Estimate pitch using the probabilistic YIN algorithm

The probabilistic YIN algorithm (Mauch and Dixon 2014) is an extension of YIN (Cheveigné and Kawahara 2002) that considers multiple pitch candidates in a hidden Markov model that is Viterbi-decoded to deduce the final pitch estimate. The function also returns a track encoding whether the track was considered voiced or not, and a track containing the probability of voicing in the analysis frame.

Usage

pyin(
  listOfFiles,
  beginTime = 0,
  endTime = 0,
  windowShift = 5,
  windowSize = 30,
  minF = 70,
  maxF = 200,
  max_transition_rate = 35.92,
  beta_parameters = c(2, 18),
  center = TRUE,
  boltzmann_parameter = 2,
  resolution = 0.1,
  thresholds = 100,
  switch_probability = 0.01,
  no_trough_probability = 0.01,
  pad_mode = "constant",
  explicitExt = "pyp",
  outputDirectory = NULL,
  toFile = TRUE
)

Arguments

listOfFiles: A vector of file paths to wav files.
beginTime: The start time of the section of the sound file that should be processed.
endTime: The end time of the section of the sound file that should be processed.
windowShift: The measurement interval (frame duration), in seconds.
minF: Candidate f0 frequencies below this frequency will not be considered.
maxF: Candidates above this frequency will be ignored.
max_transition_rate: The maximum pitch transition rate in octaves per second.
beta_parameters: The shape parameters for the beta distribution prior over thresholds.
center: Should analysis windows be centered around the time of the window (TRUE, the default) or should the window be considered to have started at the indicated time point (FALSE).
boltzmann_parameter: The shape parameter for the Boltzmann distribution prior over troughs. Larger values will assign more mass to smaller periods.
resolution: The resolution of the pitch bins. 0.01 corresponds to cents.
thresholds: The number of thresholds for peak estimation.
switch_probability: The probability of switching from voiced to unvoiced or vice versa.
no_trough_probability: The maximum probability to add to global minimum if no trough is below threshold.
pad_mode: The mode in which padding occurs. Ignored if center is not TRUE. Padding occurs in the python library librosa, and the user should therefore consult the manual of the NumPy library function numpy.pad for other options.
explicitExt: the file extension that should be used.
outputDirectory: set an explicit directory for where the signal file will be written. If not defined, the file will be written to the same directory as the sound file.
toFile: write the output to a file? The file will be written in outputDirectory, if defined, or in the same directory as the soundfile.

Value

An SSFF track object containing two tracks (f0 and pitch) that are either returned (toFile == FALSE) or stored on disk.

Details

This function calls the librosa (McFee et al. 2022) Python library to load the audio data an make pitch related estimates.

References

Cheveigné Ad, Kawahara H (2002). “YIN, a fundamental frequency estimator for speech and music.” The Journal of the Acoustical Society of America, 111(4), 1917--1930. ISSN 0001-4966, doi:10.1121/1.1458024 , http://www.ncbi.nlm.nih.gov/pubmed/12002874.
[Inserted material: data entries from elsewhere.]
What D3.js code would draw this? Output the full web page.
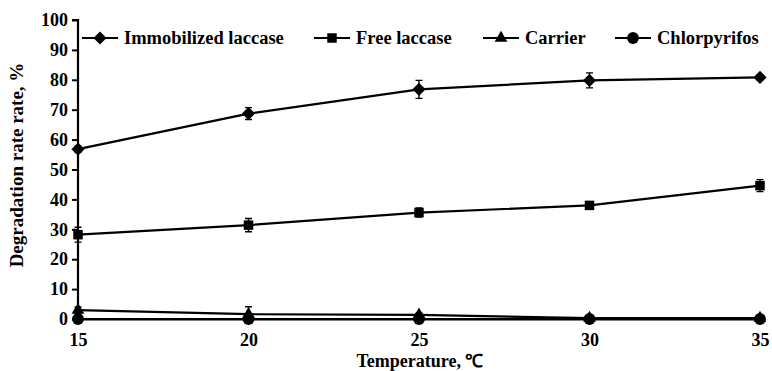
<!DOCTYPE html>
<html>
<head>
<meta charset="utf-8">
<script src="https://cdn.jsdelivr.net/npm/d3@7"></script>
<style>
  body { margin: 0; background: #fff; }
  svg { display: block; font-family: "Liberation Serif", "Times New Roman", serif; font-weight: bold; }
</style>
</head>
<body>
<div id="chart"></div>
<script>
const temps = [15, 20, 25, 30, 35];
const seriesNames = ["Immobilized laccase", "Free laccase", "Carrier", "Chlorpyrifos"];
const immobilized = [56.8, 68.7, 76.8, 79.8, 80.8];
const immobilizedErr = [1.0, 2.0, 3.0, 2.5, 0.8];
const freeLaccase = [28.2, 31.4, 35.6, 38.0, 44.6];
const freeErr = [2.5, 2.2, 1.5, 1.0, 2.0];
const carrier = [3.0, 1.6, 1.4, 0.3, 0.3];
const carrierErr = [1.0, 2.5, 0.5, 0.3, 0.3];
const chlorpyrifos = [0, 0, 0, 0, 0];
const chlorErr = [0, 0, 0, 0, 0];
const yTicks = [0, 10, 20, 30, 40, 50, 60, 70, 80, 90, 100];

const width = 772;
const height = 371;
const pl = 78;
const pr = 12;
const pt = 20;
const pb = 52;
const font = "'Liberation Serif', 'Times New Roman', serif";

const series = [
    {name: seriesNames[0], values: immobilized, err: immobilizedErr, symbol: d3.symbolDiamond2, size: 110},
    {name: seriesNames[1], values: freeLaccase, err: freeErr, symbol: d3.symbolSquare, size: 90},
    {name: seriesNames[2], values: carrier, err: carrierErr, symbol: d3.symbolTriangle, size: 70},
    {name: seriesNames[3], values: chlorpyrifos, err: chlorErr, symbol: d3.symbolCircle, size: 110},
];

const xScale = d3.scaleLinear().domain([15, 35]).range([pl, width - pr]);
const yScale = d3.scaleLinear().domain([0, 100]).range([height - pb, pt]);

const svg = d3.select("#chart").append("svg")
    .attr("width", width)
    .attr("height", height);

// y axis
const yAxis = svg.append("g")
    .attr("transform", `translate(${pl},0)`)
    .call(d3.axisLeft(yScale).tickValues(yTicks).tickSize(6).tickPadding(4))
    .attr("font-family", font)
    .attr("font-size", 18)
    .attr("font-weight", "bold");
yAxis.select(".domain").attr("stroke", "#000").attr("stroke-width", 2.2)
    .attr("d", `M-6,${yScale(100)}H0V${yScale(0)}`);
yAxis.selectAll(".tick line").attr("stroke-width", 2);
yAxis.selectAll(".tick text").attr("fill", "#000");

// x axis (line plus labels, no ticks)
const xAxis = svg.append("g")
    .attr("transform", `translate(0,${yScale(0)})`)
    .call(d3.axisBottom(xScale).tickValues(temps).tickSize(0).tickPadding(14))
    .attr("font-family", font)
    .attr("font-size", 18)
    .attr("font-weight", "bold");
xAxis.select(".domain").attr("stroke", "#000").attr("stroke-width", 2.2);
xAxis.selectAll(".tick text").attr("fill", "#000");

const line = d3.line()
    .x((d, i) => xScale(temps[i]))
    .y(d => yScale(d));

const plot = svg.append("g");

series.forEach(s => {
    plot.append("path")
        .attr("d", line(s.values))
        .attr("fill", "none")
        .attr("stroke", "#000")
        .attr("stroke-width", 2.2);

    const g = plot.append("g");
    s.values.forEach((v, i) => {
        const e = s.err[i];
        if (e > 0) {
            const x = xScale(temps[i]);
            g.append("path")
                .attr("d", `M${x},${yScale(v - e)}V${yScale(v + e)}M${x - 3.5},${yScale(v + e)}H${x + 3.5}M${x - 3.5},${yScale(v - e)}H${x + 3.5}`)
                .attr("stroke", "#000")
                .attr("stroke-width", 1.4)
                .attr("fill", "none");
        }
    });
    g.selectAll("path.marker")
        .data(s.values)
        .enter()
        .append("path")
        .attr("class", "marker")
        .attr("d", d3.symbol().type(s.symbol).size(s.size))
        .attr("transform", (d, i) => `translate(${xScale(temps[i])},${yScale(d)})`)
        .attr("fill", "#000");
});

// legend
const legendX = [82, 314, 483, 615];
const legend = svg.append("g").attr("transform", "translate(0,38)");
series.forEach((s, i) => {
    const item = legend.append("g").attr("transform", `translate(${legendX[i]},0)`);
    item.append("line")
        .attr("x1", 0).attr("x2", 36)
        .attr("stroke", "#000").attr("stroke-width", 2.2);
    item.append("path")
        .attr("d", d3.symbol().type(s.symbol).size(s.size))
        .attr("transform", "translate(18,0)")
        .attr("fill", "#000");
    item.append("text")
        .attr("x", 42)
        .attr("dy", "0.33em")
        .style("font-size", "18.5px")
        .text(s.name);
});

// axis titles
svg.append("text")
    .attr("x", (xScale(15) + xScale(35)) / 2 + 1)
    .attr("y", height - 4)
    .attr("text-anchor", "middle")
    .style("font-size", "18px")
    .text("Temperature, \u2103");

svg.append("text")
    .attr("transform", `translate(23,165) rotate(-90)`)
    .attr("text-anchor", "middle")
    .style("font-size", "19px")
    .text("Degradation rate rate, %");
</script>
</body>
</html>
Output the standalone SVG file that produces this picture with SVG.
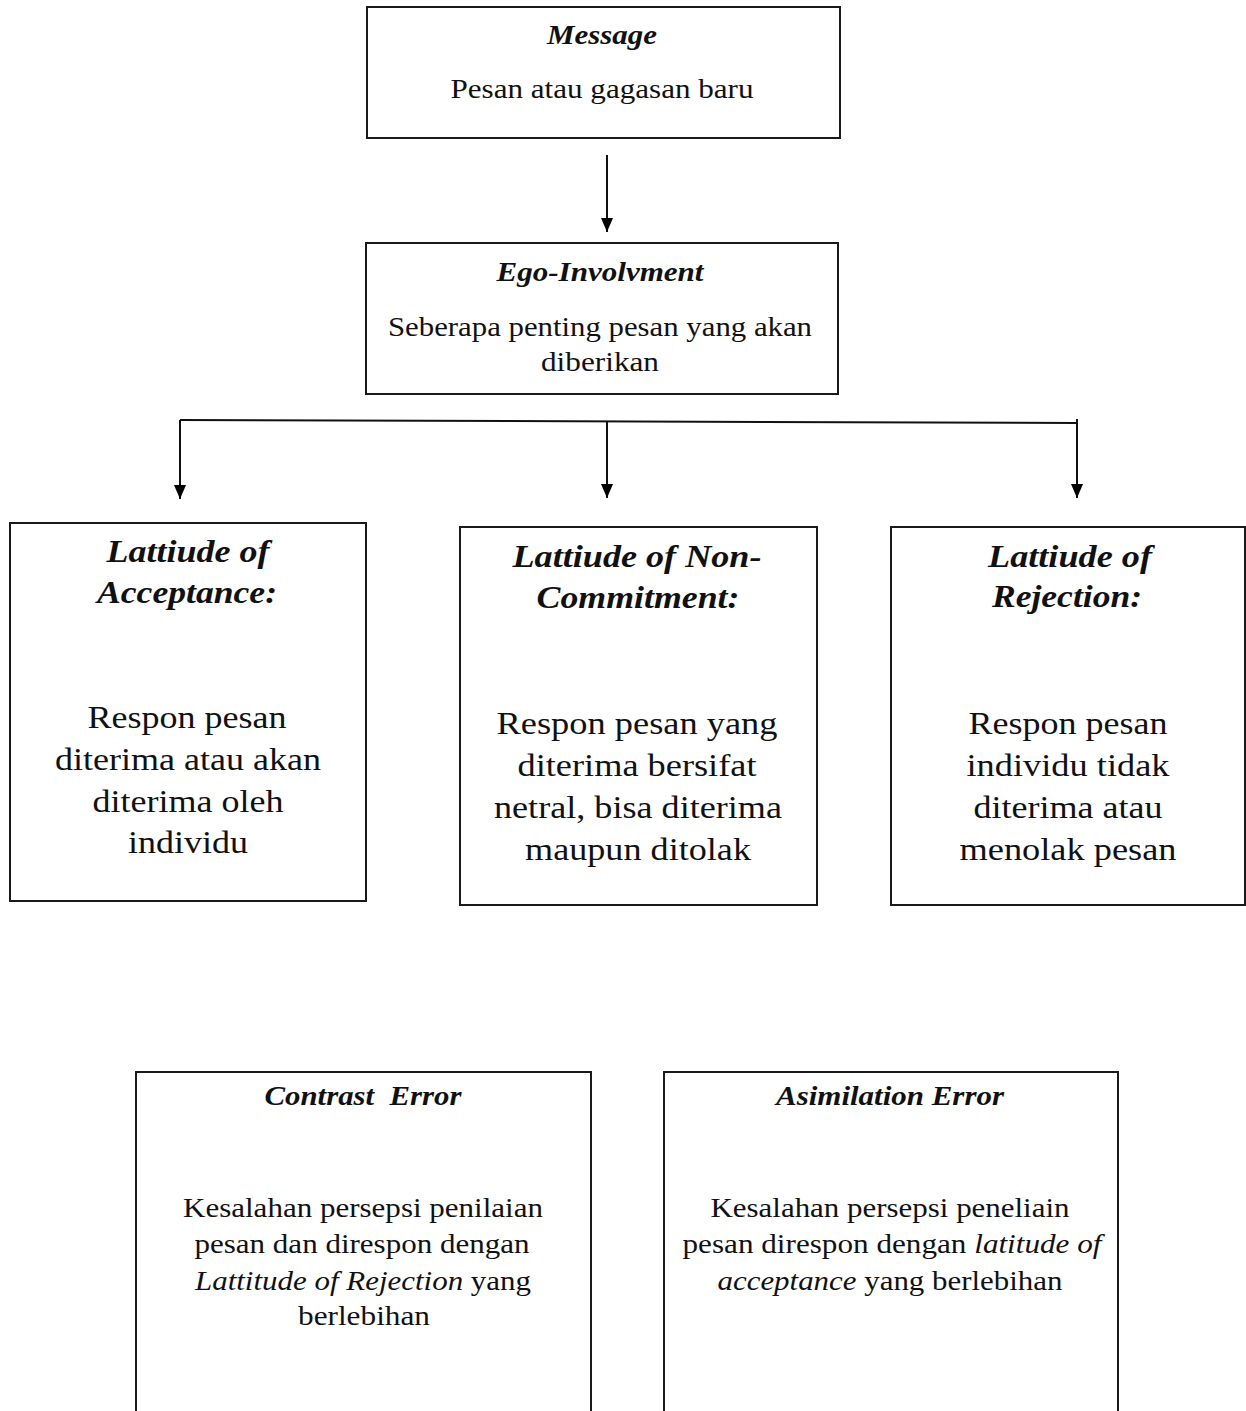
<svg xmlns="http://www.w3.org/2000/svg" width="1246" height="1411" viewBox="0 0 1246 1411">
<defs>
<marker id="ah" markerWidth="14" markerHeight="12" refX="14" refY="6" orient="auto" markerUnits="userSpaceOnUse" viewBox="0 0 14 12">
<path d="M0,0 L14,6 L0,12 Z" fill="#000"/>
</marker>
<style>
.box{fill:#fff;stroke:#1a1a1a;stroke-width:2}
.open{fill:none;stroke:#1a1a1a;stroke-width:2}
text{fill:#111;text-anchor:middle;font-family:"Liberation Serif","Times New Roman",serif}
.bi{font-weight:bold;font-style:italic}
.i{font-style:italic}
.s27{font-size:27px}
.s30{font-size:31px}
.s32{font-size:32px}
.conn{fill:none;stroke:#111;stroke-width:2}
</style>
</defs>
<rect width="1246" height="1411" fill="#fff"/>

<g id="connectors">
<line class="conn" x1="607" y1="155" x2="607" y2="232" marker-end="url(#ah)"/>
<polyline class="conn" points="180,420 1077,423"/>
<line class="conn" x1="180" y1="420" x2="180" y2="499" marker-end="url(#ah)"/>
<line class="conn" x1="607" y1="421.5" x2="607" y2="498" marker-end="url(#ah)"/>
<line class="conn" x1="1077" y1="419" x2="1077" y2="498" marker-end="url(#ah)"/>
</g>

<g id="message">
<rect class="box" x="367" y="7" width="473" height="131"/>
<text class="bi s27" x="602" y="44" textLength="110" lengthAdjust="spacingAndGlyphs">Message</text>
<text class="s27" x="602" y="98" textLength="303" lengthAdjust="spacingAndGlyphs">Pesan atau gagasan baru</text>
</g>

<g id="ego-involvment">
<rect class="box" x="366" y="243" width="472" height="151"/>
<text class="bi s27" x="600" y="281" textLength="207" lengthAdjust="spacingAndGlyphs">Ego-Involvment</text>
<text class="s27" x="600" y="336" textLength="424" lengthAdjust="spacingAndGlyphs">Seberapa penting pesan yang akan</text>
<text class="s27" x="600" y="371" textLength="118" lengthAdjust="spacingAndGlyphs">diberikan</text>
</g>

<g id="acceptance">
<rect class="box" x="10" y="523" width="356" height="378"/>
<text class="bi s30" x="188" y="562" textLength="163" lengthAdjust="spacingAndGlyphs">Lattiude of</text>
<text class="bi s30" x="187" y="603" textLength="180" lengthAdjust="spacingAndGlyphs">Acceptance:</text>
<text class="s32" x="187" y="728" textLength="199" lengthAdjust="spacingAndGlyphs">Respon pesan</text>
<text class="s32" x="188" y="770" textLength="266" lengthAdjust="spacingAndGlyphs">diterima atau akan</text>
<text class="s32" x="188" y="812" textLength="191" lengthAdjust="spacingAndGlyphs">diterima oleh</text>
<text class="s32" x="188" y="853" textLength="120" lengthAdjust="spacingAndGlyphs">individu</text>
</g>

<g id="non-commitment">
<rect class="box" x="460" y="527" width="357" height="378"/>
<text class="bi s30" x="637" y="567" textLength="249" lengthAdjust="spacingAndGlyphs">Lattiude of Non-</text>
<text class="bi s30" x="638" y="608" textLength="203" lengthAdjust="spacingAndGlyphs">Commitment:</text>
<text class="s32" x="637" y="734" textLength="281" lengthAdjust="spacingAndGlyphs">Respon pesan yang</text>
<text class="s32" x="637" y="776" textLength="239" lengthAdjust="spacingAndGlyphs">diterima bersifat</text>
<text class="s32" x="638" y="818" textLength="288" lengthAdjust="spacingAndGlyphs">netral, bisa diterima</text>
<text class="s32" x="638" y="860" textLength="226" lengthAdjust="spacingAndGlyphs">maupun ditolak</text>
</g>

<g id="rejection">
<rect class="box" x="891" y="527" width="354" height="378"/>
<text class="bi s30" x="1070" y="567" textLength="164" lengthAdjust="spacingAndGlyphs">Lattiude of</text>
<text class="bi s30" x="1067" y="607" textLength="150" lengthAdjust="spacingAndGlyphs">Rejection:</text>
<text class="s32" x="1068" y="734" textLength="199" lengthAdjust="spacingAndGlyphs">Respon pesan</text>
<text class="s32" x="1068" y="776" textLength="203" lengthAdjust="spacingAndGlyphs">individu tidak</text>
<text class="s32" x="1068" y="818" textLength="189" lengthAdjust="spacingAndGlyphs">diterima atau</text>
<text class="s32" x="1068" y="860" textLength="217" lengthAdjust="spacingAndGlyphs">menolak pesan</text>
</g>

<g id="contrast-error">
<path class="open" d="M136,1412 V1072 H591 V1412"/>
<text class="bi s27" x="363" y="1105" textLength="197" lengthAdjust="spacingAndGlyphs" xml:space="preserve">Contrast  Error</text>
<text class="s27" x="363" y="1217" textLength="360" lengthAdjust="spacingAndGlyphs">Kesalahan persepsi penilaian</text>
<text class="s27" x="362" y="1253" textLength="335" lengthAdjust="spacingAndGlyphs">pesan dan direspon dengan</text>
<text class="s27" x="363" y="1290" textLength="336" lengthAdjust="spacingAndGlyphs"><tspan class="i">Lattitude of Rejection</tspan> yang</text>
<text class="s27" x="364" y="1325" textLength="132" lengthAdjust="spacingAndGlyphs">berlebihan</text>
</g>

<g id="asimilation-error">
<path class="open" d="M664,1412 V1072 H1118 V1412"/>
<text class="bi s27" x="890" y="1105" textLength="228" lengthAdjust="spacingAndGlyphs">Asimilation Error</text>
<text class="s27" x="890" y="1217" textLength="359" lengthAdjust="spacingAndGlyphs">Kesalahan persepsi peneliain</text>
<text class="s27" x="892" y="1253" textLength="419" lengthAdjust="spacingAndGlyphs">pesan direspon dengan <tspan class="i">latitude of</tspan></text>
<text class="s27" x="890" y="1290" textLength="345" lengthAdjust="spacingAndGlyphs"><tspan class="i">acceptance</tspan> yang berlebihan</text>
</g>
</svg>
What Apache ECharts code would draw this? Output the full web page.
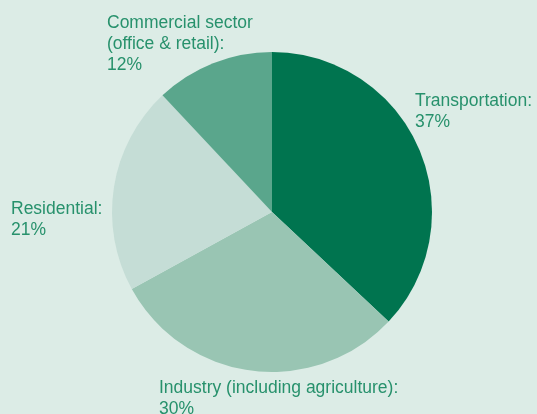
<!DOCTYPE html>
<html>
<head>
<meta charset="utf-8">
<script src="https://cdn.jsdelivr.net/npm/echarts@6/dist/echarts.min.js"></script>
<style>
html,body{margin:0;padding:0;background:#DCECE6;}
#chart{width:537px;height:414px;}
</style>
</head>
<body>
<div id="chart"></div>
<script>
const categories = ["Transportation", "Industry (including agriculture)", "Residential", "Commercial sector\n(office & retail)"];
const shares = [37, 30, 21, 12];
const colors = ["#00744F", "#99C5B3", "#C5DDD6", "#5AA68C"];
// label anchor positions (top-left), styling only
const labelPos = [[415, 91], [159, 378], [11, 199], [107, 13]];

const chart = echarts.init(document.getElementById('chart'), null, {renderer: 'canvas'});
chart.setOption({
  backgroundColor: '#DCECE6',
  animation: false,
  series: [{
    type: 'pie',
    center: [272, 212],
    radius: 160,
    startAngle: 90,
    clockwise: true,
    silent: true,
    data: categories.map((c, i) => ({name: c, value: shares[i], itemStyle: {color: colors[i]}})),
    label: {
      show: true,
      formatter: '{b}:\n{c}%',
      color: '#27916C',
      fontFamily: 'Liberation Sans, Arial, sans-serif',
      fontSize: 17.5,
      lineHeight: 21,
      align: 'left',
      overflow: 'none',
      width: 400
    },
    labelLine: {show: false},
    labelLayout: function (p) {
      const pos = labelPos[p.dataIndex];
      return {x: pos[0], y: pos[1], align: 'left', verticalAlign: 'top', hideOverlap: false, moveOverlap: false};
    }
  }]
});
</script>
</body>
</html>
Mauch M, Dixon S (2014). “PYIN: A Fundamental Frequency Estimator using Probabilistic Threshold Distributions.” 2014 IEEE International Conference on Acoustics, Speech and Signal Processing (ICASSP), 659--663. doi:10.1109/icassp.2014.6853678 .

McFee B, Metsai A, McVicar M, Balke S, Thomé C, Raffel C, Zalkow F, Malek A, Dana, Lee K, Nieto O, Ellis D, Mason J, Battenberg E, Seyfarth S, Yamamoto R, viktorandreevichmorozov, Choi K, Moore J, Bittner R, Hidaka S, Wei Z, nullmightybofo, Weiss A, Hereñú D, Stöter F, Friesch P, Vollrath M, Kim T, Thassilo (2022). “librosa/librosa: 0.9.1.” doi:10.5281/zenodo.6097378 .